Brief
Go through the lines below and copy each one that holds the string "What".

>> Begin Provided entries

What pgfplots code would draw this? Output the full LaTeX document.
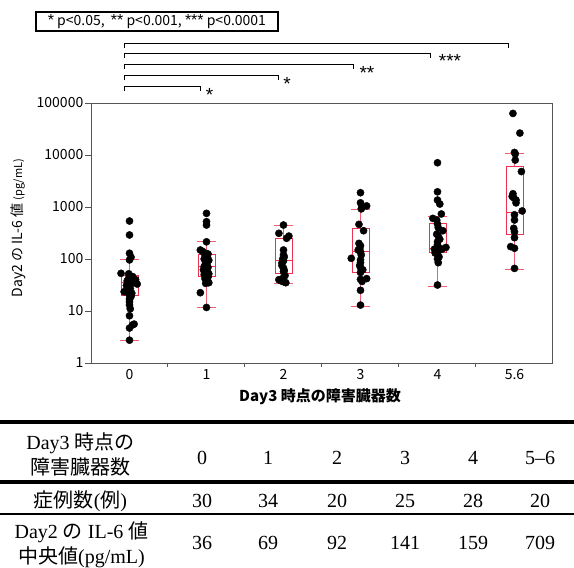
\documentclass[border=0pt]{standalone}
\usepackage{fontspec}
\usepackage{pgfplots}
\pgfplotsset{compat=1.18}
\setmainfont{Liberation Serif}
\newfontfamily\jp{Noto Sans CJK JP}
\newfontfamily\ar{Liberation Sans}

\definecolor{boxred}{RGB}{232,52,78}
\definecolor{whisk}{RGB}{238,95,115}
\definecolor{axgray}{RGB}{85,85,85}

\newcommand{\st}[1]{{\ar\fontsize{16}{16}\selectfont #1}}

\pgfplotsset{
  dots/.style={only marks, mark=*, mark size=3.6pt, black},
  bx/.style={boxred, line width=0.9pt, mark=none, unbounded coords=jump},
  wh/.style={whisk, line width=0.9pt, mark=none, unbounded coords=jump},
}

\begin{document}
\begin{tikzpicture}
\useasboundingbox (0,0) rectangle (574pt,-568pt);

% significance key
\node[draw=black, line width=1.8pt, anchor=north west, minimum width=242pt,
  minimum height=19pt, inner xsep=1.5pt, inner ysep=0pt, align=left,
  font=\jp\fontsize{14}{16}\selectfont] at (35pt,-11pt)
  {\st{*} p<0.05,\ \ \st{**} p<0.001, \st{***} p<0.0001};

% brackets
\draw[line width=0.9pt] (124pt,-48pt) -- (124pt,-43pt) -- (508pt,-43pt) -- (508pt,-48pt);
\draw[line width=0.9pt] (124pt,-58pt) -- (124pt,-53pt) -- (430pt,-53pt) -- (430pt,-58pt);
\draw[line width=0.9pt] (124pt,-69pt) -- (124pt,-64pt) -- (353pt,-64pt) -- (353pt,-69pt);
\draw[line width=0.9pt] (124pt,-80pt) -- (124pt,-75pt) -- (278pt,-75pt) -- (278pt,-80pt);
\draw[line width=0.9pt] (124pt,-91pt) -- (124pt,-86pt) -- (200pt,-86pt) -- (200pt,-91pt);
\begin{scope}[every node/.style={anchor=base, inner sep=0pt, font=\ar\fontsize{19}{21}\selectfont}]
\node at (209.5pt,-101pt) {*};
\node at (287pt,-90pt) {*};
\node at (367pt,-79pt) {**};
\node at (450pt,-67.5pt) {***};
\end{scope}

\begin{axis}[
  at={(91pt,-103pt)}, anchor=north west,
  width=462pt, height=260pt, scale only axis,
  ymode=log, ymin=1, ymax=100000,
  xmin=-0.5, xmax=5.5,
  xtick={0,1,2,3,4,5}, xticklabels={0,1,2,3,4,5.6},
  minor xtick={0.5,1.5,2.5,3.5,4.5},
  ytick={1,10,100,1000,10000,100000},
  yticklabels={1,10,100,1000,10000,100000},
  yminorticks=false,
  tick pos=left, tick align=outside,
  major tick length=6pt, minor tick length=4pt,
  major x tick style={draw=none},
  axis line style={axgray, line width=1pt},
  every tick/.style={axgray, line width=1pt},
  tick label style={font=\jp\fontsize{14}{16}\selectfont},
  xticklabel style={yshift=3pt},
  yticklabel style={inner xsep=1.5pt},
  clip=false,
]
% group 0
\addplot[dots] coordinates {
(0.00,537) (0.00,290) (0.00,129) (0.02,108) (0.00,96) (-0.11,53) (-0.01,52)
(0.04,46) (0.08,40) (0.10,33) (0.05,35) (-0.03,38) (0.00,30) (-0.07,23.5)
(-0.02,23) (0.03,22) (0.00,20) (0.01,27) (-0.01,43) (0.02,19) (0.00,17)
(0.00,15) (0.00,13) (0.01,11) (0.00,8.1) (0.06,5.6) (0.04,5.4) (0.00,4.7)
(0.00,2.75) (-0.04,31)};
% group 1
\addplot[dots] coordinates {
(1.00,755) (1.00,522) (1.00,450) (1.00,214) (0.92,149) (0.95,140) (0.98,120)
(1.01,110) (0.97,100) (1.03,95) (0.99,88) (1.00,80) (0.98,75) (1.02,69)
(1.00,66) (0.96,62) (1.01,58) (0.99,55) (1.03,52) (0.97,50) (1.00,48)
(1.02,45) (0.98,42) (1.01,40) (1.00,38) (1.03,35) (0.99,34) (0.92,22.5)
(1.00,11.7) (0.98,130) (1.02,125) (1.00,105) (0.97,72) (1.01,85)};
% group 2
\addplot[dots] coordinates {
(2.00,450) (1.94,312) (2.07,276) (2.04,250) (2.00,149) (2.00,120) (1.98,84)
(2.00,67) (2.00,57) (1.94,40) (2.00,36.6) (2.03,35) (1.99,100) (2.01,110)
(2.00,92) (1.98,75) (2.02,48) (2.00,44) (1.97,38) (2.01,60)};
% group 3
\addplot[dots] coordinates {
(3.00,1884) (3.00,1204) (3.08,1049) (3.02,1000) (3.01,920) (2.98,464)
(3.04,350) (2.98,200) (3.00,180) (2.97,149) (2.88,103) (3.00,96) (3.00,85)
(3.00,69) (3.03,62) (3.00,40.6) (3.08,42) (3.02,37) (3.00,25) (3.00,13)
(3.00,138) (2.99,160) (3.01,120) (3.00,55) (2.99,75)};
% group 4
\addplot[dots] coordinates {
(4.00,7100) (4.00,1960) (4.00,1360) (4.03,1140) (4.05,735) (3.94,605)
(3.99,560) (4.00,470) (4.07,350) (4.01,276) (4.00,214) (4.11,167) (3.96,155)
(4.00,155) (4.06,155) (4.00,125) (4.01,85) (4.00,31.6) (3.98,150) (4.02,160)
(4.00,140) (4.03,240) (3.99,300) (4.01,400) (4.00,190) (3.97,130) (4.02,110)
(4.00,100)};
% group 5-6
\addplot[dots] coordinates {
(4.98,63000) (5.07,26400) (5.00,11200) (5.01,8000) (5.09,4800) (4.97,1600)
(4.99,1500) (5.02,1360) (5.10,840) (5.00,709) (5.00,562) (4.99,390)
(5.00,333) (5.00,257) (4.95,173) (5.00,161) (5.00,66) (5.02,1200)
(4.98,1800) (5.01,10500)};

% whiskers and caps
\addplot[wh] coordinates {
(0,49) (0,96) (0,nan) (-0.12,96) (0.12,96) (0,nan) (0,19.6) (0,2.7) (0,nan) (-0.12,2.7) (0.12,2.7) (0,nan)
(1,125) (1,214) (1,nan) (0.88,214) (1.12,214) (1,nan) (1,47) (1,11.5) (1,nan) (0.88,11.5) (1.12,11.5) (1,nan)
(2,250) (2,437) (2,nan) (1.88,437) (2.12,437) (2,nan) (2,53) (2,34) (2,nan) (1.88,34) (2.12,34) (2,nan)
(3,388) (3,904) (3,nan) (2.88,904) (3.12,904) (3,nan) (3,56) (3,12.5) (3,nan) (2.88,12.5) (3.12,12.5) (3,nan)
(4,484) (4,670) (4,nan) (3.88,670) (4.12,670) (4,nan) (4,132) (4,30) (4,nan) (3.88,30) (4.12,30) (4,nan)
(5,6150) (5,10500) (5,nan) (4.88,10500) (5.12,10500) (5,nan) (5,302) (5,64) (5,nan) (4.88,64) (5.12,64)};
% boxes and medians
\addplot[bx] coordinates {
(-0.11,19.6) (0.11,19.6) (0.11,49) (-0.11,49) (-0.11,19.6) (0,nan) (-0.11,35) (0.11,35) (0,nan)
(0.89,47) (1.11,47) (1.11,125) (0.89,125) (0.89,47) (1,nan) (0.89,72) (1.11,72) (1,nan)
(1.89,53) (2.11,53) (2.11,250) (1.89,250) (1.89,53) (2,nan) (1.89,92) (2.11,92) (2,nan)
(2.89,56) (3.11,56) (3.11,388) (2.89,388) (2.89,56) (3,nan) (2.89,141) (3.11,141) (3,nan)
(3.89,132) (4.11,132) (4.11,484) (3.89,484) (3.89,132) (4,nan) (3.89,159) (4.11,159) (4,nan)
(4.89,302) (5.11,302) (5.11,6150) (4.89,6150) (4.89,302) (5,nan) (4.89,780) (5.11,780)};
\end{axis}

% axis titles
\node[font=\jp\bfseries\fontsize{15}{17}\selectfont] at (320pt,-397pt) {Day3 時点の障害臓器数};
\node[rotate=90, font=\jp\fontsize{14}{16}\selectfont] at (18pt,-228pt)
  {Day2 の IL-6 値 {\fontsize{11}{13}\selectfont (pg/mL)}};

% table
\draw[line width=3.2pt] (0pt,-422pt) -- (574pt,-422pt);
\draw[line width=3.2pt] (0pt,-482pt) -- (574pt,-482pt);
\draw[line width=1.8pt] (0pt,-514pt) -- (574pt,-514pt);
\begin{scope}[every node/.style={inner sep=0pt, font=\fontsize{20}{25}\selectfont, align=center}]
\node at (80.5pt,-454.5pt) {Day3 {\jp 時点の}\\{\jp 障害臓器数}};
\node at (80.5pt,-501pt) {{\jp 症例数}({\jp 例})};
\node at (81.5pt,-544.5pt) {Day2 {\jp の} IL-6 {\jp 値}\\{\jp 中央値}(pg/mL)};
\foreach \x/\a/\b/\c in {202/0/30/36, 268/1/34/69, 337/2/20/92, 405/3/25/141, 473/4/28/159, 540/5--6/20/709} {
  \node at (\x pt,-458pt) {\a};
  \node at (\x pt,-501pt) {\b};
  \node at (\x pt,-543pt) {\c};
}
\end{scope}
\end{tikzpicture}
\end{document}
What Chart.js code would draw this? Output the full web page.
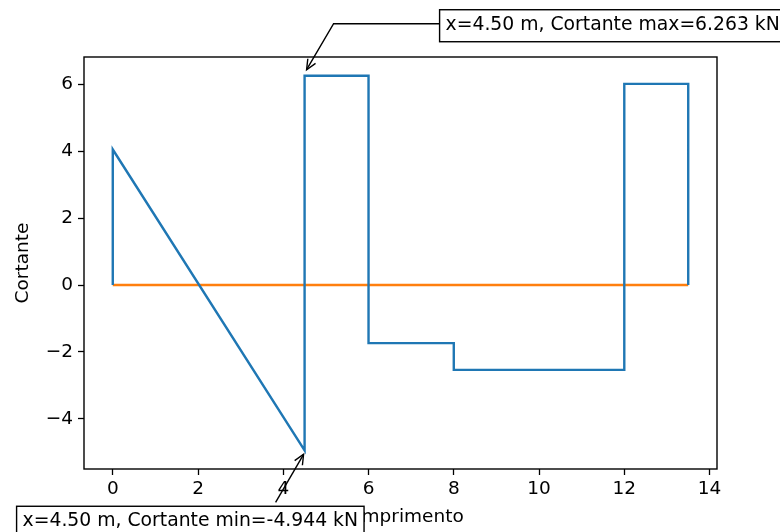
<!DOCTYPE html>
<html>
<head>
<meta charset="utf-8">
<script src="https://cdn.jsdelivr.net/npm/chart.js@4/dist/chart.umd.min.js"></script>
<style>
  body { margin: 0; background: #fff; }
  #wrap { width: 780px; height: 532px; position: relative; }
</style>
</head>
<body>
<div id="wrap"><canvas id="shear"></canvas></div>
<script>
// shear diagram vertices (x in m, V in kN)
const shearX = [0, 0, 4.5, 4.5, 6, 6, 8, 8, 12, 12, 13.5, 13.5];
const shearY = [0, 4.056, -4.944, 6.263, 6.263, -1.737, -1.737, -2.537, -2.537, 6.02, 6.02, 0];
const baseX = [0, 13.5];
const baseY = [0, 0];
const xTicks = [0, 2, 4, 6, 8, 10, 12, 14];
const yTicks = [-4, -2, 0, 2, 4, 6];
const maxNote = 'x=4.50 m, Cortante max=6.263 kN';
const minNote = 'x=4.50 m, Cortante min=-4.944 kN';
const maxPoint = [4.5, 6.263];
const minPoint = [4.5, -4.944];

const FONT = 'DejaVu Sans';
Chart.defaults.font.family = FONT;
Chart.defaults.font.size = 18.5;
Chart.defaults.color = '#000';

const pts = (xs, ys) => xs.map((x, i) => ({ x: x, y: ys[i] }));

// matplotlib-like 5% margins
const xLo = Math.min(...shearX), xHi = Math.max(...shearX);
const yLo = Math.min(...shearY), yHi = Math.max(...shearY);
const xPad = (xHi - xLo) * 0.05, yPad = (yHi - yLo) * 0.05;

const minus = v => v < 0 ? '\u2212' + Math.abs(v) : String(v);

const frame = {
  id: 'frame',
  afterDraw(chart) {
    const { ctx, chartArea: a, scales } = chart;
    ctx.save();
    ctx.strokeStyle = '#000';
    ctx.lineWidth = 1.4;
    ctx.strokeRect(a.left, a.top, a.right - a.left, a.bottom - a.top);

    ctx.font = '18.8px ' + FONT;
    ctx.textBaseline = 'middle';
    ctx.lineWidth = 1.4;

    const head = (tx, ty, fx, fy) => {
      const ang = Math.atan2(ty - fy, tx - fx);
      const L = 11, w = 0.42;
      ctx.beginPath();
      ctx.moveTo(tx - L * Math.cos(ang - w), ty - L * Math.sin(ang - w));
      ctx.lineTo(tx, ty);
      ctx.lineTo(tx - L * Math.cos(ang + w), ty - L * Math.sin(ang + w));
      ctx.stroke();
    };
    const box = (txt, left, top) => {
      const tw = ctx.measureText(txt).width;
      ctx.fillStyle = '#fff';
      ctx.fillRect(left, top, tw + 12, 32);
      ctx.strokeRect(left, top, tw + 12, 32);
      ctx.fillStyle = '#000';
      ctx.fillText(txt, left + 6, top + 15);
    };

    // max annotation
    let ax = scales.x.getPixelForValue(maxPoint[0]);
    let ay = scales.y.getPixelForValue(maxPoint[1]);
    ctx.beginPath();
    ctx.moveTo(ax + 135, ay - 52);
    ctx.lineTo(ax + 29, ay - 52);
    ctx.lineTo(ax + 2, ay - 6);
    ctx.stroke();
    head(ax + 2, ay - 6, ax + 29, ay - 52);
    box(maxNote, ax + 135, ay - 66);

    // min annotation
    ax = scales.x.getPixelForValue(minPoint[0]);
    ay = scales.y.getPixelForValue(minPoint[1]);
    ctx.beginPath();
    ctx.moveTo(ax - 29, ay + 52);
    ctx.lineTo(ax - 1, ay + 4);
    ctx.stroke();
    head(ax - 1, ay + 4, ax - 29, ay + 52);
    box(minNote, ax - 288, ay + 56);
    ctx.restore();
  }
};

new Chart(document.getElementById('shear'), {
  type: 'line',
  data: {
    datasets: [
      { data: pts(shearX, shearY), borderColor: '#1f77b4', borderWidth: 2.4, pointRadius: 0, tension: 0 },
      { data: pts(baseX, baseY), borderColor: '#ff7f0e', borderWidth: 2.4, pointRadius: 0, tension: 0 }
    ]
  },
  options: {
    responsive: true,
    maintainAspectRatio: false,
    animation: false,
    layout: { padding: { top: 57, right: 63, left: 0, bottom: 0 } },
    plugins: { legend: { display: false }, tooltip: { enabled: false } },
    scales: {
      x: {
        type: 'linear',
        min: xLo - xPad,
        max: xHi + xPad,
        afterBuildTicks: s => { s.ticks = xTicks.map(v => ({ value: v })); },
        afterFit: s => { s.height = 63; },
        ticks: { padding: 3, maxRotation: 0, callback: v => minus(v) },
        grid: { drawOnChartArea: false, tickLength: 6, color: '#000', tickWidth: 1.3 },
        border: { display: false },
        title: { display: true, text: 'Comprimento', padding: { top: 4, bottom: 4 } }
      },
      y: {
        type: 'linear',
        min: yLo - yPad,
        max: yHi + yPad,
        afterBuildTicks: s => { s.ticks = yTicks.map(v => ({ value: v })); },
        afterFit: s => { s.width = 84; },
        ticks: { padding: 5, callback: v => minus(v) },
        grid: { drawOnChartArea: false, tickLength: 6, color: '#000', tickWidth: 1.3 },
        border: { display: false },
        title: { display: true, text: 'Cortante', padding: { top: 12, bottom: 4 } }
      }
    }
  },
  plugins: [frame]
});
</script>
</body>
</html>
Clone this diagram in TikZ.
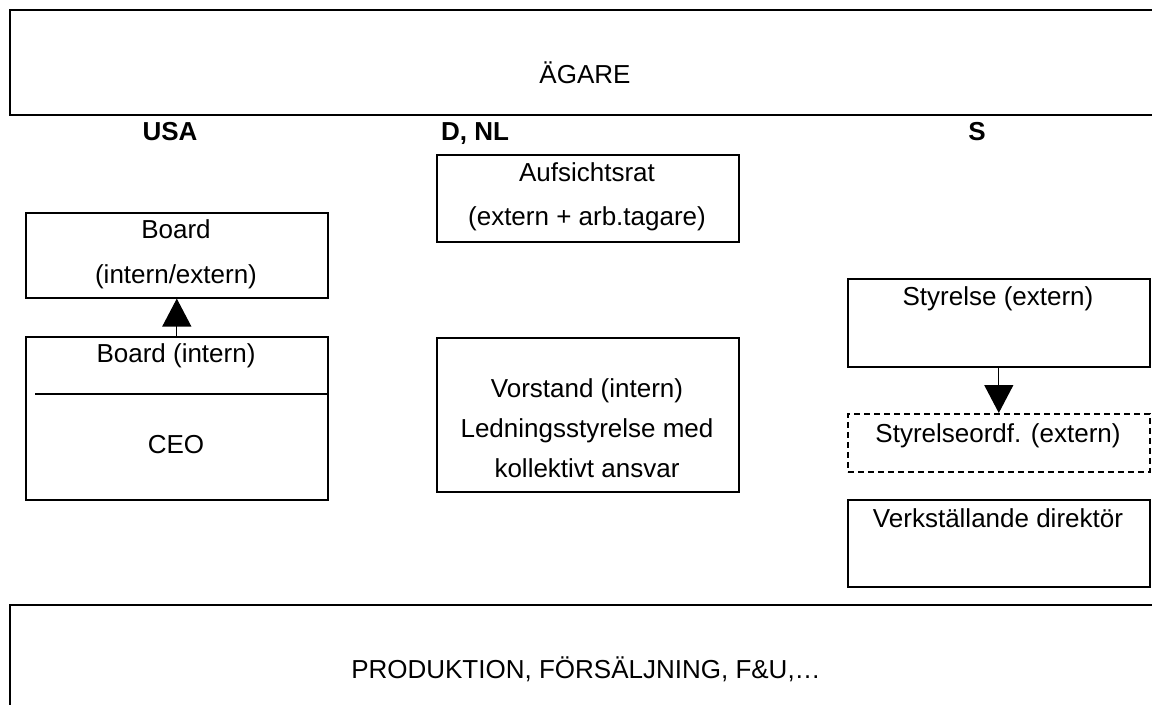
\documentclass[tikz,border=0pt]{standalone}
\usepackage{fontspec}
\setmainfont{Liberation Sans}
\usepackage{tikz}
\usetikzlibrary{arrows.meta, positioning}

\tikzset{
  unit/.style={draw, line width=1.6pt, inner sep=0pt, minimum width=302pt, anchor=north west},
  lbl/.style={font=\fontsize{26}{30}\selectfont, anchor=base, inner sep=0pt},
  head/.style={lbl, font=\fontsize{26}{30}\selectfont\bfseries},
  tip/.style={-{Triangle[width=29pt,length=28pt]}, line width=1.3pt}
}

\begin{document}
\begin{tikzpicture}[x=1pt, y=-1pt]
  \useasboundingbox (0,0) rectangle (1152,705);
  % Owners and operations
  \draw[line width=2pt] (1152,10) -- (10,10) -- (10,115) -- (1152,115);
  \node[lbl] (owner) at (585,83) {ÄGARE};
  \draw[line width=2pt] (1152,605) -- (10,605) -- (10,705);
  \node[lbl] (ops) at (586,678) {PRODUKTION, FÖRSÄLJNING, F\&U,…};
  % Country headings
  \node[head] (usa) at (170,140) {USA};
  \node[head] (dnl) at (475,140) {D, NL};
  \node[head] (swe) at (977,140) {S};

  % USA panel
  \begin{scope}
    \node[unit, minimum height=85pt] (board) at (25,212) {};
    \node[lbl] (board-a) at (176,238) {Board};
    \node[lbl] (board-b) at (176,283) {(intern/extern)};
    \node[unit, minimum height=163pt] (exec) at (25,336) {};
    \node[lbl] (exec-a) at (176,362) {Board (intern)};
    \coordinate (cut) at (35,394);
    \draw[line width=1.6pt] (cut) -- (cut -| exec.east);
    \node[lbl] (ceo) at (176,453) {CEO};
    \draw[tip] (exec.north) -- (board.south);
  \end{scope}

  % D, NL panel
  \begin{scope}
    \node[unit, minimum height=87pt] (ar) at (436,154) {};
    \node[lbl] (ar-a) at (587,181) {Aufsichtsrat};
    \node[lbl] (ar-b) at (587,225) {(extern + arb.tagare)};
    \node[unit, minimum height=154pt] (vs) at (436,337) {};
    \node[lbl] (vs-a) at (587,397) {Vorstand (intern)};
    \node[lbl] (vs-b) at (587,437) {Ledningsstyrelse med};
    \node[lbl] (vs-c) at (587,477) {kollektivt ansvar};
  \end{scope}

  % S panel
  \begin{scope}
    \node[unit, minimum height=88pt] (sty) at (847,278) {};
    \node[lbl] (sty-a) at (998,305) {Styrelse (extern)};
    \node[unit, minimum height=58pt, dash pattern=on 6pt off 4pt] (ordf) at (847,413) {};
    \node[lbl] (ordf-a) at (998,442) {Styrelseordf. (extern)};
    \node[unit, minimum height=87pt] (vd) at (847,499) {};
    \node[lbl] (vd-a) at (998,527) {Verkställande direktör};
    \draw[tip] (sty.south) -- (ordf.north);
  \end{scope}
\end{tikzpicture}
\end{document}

>> End Provided entries

Reply
What pgfplots code would draw this? Output the full LaTeX document.
What Chart.js code would draw this? Output the full web page.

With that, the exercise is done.